**RECORDS SUPPLIED**:

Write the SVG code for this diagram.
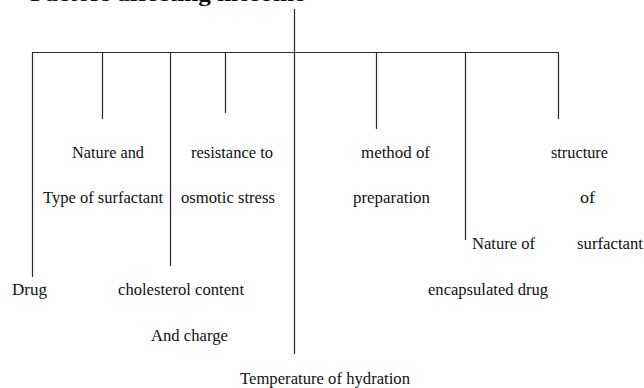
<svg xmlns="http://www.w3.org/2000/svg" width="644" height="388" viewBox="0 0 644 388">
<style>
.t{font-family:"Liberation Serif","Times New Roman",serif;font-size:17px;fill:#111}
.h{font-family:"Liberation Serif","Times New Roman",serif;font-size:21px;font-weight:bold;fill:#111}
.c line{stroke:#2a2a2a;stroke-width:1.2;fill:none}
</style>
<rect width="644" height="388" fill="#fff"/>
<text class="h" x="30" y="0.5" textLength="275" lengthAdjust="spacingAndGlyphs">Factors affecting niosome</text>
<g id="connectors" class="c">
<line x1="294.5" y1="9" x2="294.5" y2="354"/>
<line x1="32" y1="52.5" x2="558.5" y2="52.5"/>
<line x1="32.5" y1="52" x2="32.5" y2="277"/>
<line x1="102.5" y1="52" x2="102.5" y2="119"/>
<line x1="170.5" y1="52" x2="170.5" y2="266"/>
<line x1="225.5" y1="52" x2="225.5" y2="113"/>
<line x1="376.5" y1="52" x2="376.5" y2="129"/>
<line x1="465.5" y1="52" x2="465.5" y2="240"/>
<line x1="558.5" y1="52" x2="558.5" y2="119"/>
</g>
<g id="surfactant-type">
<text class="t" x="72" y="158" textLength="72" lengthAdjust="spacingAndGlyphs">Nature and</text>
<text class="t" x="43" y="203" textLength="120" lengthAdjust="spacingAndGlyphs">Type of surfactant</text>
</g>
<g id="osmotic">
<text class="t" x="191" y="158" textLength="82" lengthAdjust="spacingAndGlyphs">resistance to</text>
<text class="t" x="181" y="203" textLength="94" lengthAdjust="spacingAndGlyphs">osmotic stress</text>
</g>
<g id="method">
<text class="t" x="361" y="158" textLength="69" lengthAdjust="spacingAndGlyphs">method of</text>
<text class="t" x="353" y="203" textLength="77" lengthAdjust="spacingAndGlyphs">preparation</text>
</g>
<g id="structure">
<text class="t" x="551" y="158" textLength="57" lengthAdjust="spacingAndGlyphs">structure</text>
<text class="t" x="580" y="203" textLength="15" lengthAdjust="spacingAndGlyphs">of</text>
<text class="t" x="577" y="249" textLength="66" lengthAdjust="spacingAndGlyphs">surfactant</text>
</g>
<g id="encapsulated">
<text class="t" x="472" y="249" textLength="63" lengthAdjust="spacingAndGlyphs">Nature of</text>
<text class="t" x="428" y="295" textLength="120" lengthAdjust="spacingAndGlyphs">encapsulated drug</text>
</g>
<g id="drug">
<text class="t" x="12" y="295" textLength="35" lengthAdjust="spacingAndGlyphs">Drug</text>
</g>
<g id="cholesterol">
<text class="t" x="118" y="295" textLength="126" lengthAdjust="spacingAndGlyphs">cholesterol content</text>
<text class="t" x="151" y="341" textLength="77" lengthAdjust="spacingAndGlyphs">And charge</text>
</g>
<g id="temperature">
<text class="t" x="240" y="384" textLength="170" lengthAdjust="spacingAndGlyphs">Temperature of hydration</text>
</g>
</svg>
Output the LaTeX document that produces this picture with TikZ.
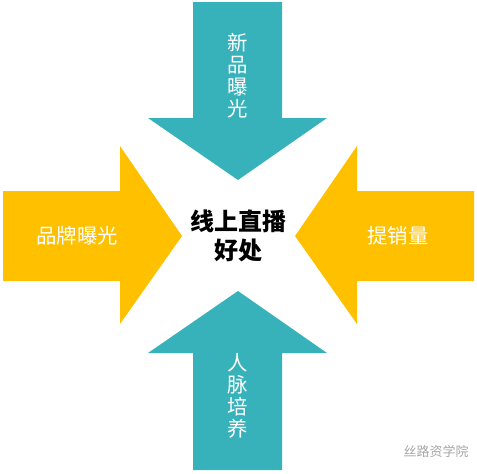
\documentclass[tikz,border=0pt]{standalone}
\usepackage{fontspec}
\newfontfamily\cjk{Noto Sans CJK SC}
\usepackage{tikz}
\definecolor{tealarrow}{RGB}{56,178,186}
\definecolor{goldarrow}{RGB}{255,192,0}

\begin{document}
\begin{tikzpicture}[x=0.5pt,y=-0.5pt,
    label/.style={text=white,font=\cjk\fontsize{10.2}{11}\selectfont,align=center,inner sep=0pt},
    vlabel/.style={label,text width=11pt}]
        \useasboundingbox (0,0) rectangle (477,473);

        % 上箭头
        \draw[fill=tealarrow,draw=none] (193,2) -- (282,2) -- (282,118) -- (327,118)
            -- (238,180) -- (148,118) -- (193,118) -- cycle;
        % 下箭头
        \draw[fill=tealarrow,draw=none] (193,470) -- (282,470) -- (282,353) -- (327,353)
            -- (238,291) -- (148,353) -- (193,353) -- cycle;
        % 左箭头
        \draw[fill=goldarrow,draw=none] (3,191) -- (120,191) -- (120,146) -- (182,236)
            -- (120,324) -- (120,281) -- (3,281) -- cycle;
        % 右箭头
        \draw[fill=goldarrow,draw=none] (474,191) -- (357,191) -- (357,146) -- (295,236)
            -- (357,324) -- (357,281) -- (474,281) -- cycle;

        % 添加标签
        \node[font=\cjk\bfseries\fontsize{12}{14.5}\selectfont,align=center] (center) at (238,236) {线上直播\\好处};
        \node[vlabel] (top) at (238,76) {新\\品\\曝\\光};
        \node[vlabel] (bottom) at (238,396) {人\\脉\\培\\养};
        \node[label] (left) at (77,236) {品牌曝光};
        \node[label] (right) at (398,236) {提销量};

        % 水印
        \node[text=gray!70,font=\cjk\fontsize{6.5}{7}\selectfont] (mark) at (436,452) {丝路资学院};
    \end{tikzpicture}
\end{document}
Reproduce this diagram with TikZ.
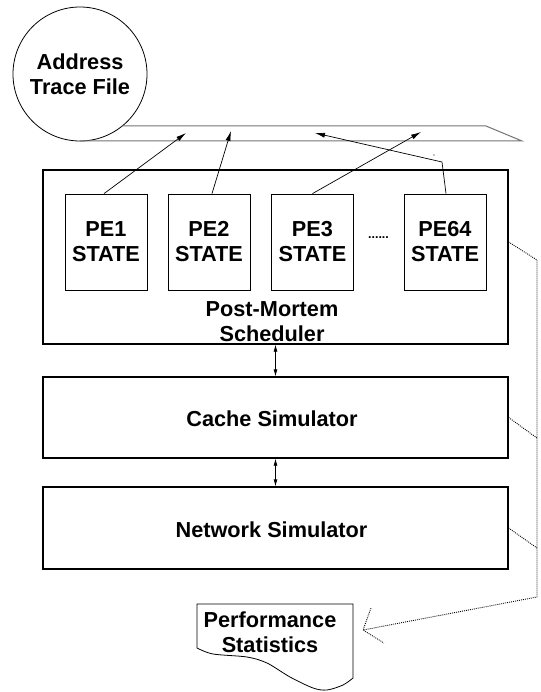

**TASK**: Working from the material above, transcribe it exactly while omitting pictures.

**PROBLEM SOLUTION**:
Write the SVG code for this diagram.
<svg xmlns="http://www.w3.org/2000/svg" width="644" height="388" viewBox="0 0 644 388">
<style>
.t{font-family:"Liberation Serif","Times New Roman",serif;font-size:17px;fill:#111}
.h{font-family:"Liberation Serif","Times New Roman",serif;font-size:21px;font-weight:bold;fill:#111}
.c line{stroke:#2a2a2a;stroke-width:1.2;fill:none}
</style>
<rect width="644" height="388" fill="#fff"/>
<text class="h" x="30" y="0.5" textLength="275" lengthAdjust="spacingAndGlyphs">Factors affecting niosome</text>
<g id="connectors" class="c">
<line x1="294.5" y1="9" x2="294.5" y2="354"/>
<line x1="32" y1="52.5" x2="558.5" y2="52.5"/>
<line x1="32.5" y1="52" x2="32.5" y2="277"/>
<line x1="102.5" y1="52" x2="102.5" y2="119"/>
<line x1="170.5" y1="52" x2="170.5" y2="266"/>
<line x1="225.5" y1="52" x2="225.5" y2="113"/>
<line x1="376.5" y1="52" x2="376.5" y2="129"/>
<line x1="465.5" y1="52" x2="465.5" y2="240"/>
<line x1="558.5" y1="52" x2="558.5" y2="119"/>
</g>
<g id="surfactant-type">
<text class="t" x="72" y="158" textLength="72" lengthAdjust="spacingAndGlyphs">Nature and</text>
<text class="t" x="43" y="203" textLength="120" lengthAdjust="spacingAndGlyphs">Type of surfactant</text>
</g>
<g id="osmotic">
<text class="t" x="191" y="158" textLength="82" lengthAdjust="spacingAndGlyphs">resistance to</text>
<text class="t" x="181" y="203" textLength="94" lengthAdjust="spacingAndGlyphs">osmotic stress</text>
</g>
<g id="method">
<text class="t" x="361" y="158" textLength="69" lengthAdjust="spacingAndGlyphs">method of</text>
<text class="t" x="353" y="203" textLength="77" lengthAdjust="spacingAndGlyphs">preparation</text>
</g>
<g id="structure">
<text class="t" x="551" y="158" textLength="57" lengthAdjust="spacingAndGlyphs">structure</text>
<text class="t" x="580" y="203" textLength="15" lengthAdjust="spacingAndGlyphs">of</text>
<text class="t" x="577" y="249" textLength="66" lengthAdjust="spacingAndGlyphs">surfactant</text>
</g>
<g id="encapsulated">
<text class="t" x="472" y="249" textLength="63" lengthAdjust="spacingAndGlyphs">Nature of</text>
<text class="t" x="428" y="295" textLength="120" lengthAdjust="spacingAndGlyphs">encapsulated drug</text>
</g>
<g id="drug">
<text class="t" x="12" y="295" textLength="35" lengthAdjust="spacingAndGlyphs">Drug</text>
</g>
<g id="cholesterol">
<text class="t" x="118" y="295" textLength="126" lengthAdjust="spacingAndGlyphs">cholesterol content</text>
<text class="t" x="151" y="341" textLength="77" lengthAdjust="spacingAndGlyphs">And charge</text>
</g>
<g id="temperature">
<text class="t" x="240" y="384" textLength="170" lengthAdjust="spacingAndGlyphs">Temperature of hydration</text>
</g>
</svg>
Output the LaTeX document that produces this picture with TikZ.
\documentclass[tikz,border=0pt]{standalone}
\usepackage{fontspec}
\newfontfamily\cjk{Noto Sans CJK SC}
\usepackage{tikz}
\definecolor{tealarrow}{RGB}{56,178,186}
\definecolor{goldarrow}{RGB}{255,192,0}

\begin{document}
\begin{tikzpicture}[x=0.5pt,y=-0.5pt,
    label/.style={text=white,font=\cjk\fontsize{10.2}{11}\selectfont,align=center,inner sep=0pt},
    vlabel/.style={label,text width=11pt}]
        \useasboundingbox (0,0) rectangle (477,473);

        % 上箭头
        \draw[fill=tealarrow,draw=none] (193,2) -- (282,2) -- (282,118) -- (327,118)
            -- (238,180) -- (148,118) -- (193,118) -- cycle;
        % 下箭头
        \draw[fill=tealarrow,draw=none] (193,470) -- (282,470) -- (282,353) -- (327,353)
            -- (238,291) -- (148,353) -- (193,353) -- cycle;
        % 左箭头
        \draw[fill=goldarrow,draw=none] (3,191) -- (120,191) -- (120,146) -- (182,236)
            -- (120,324) -- (120,281) -- (3,281) -- cycle;
        % 右箭头
        \draw[fill=goldarrow,draw=none] (474,191) -- (357,191) -- (357,146) -- (295,236)
            -- (357,324) -- (357,281) -- (474,281) -- cycle;

        % 添加标签
        \node[font=\cjk\bfseries\fontsize{12}{14.5}\selectfont,align=center] (center) at (238,236) {线上直播\\好处};
        \node[vlabel] (top) at (238,76) {新\\品\\曝\\光};
        \node[vlabel] (bottom) at (238,396) {人\\脉\\培\\养};
        \node[label] (left) at (77,236) {品牌曝光};
        \node[label] (right) at (398,236) {提销量};

        % 水印
        \node[text=gray!70,font=\cjk\fontsize{6.5}{7}\selectfont] (mark) at (436,452) {丝路资学院};
    \end{tikzpicture}
\end{document}
Reproduce this diagram with TikZ.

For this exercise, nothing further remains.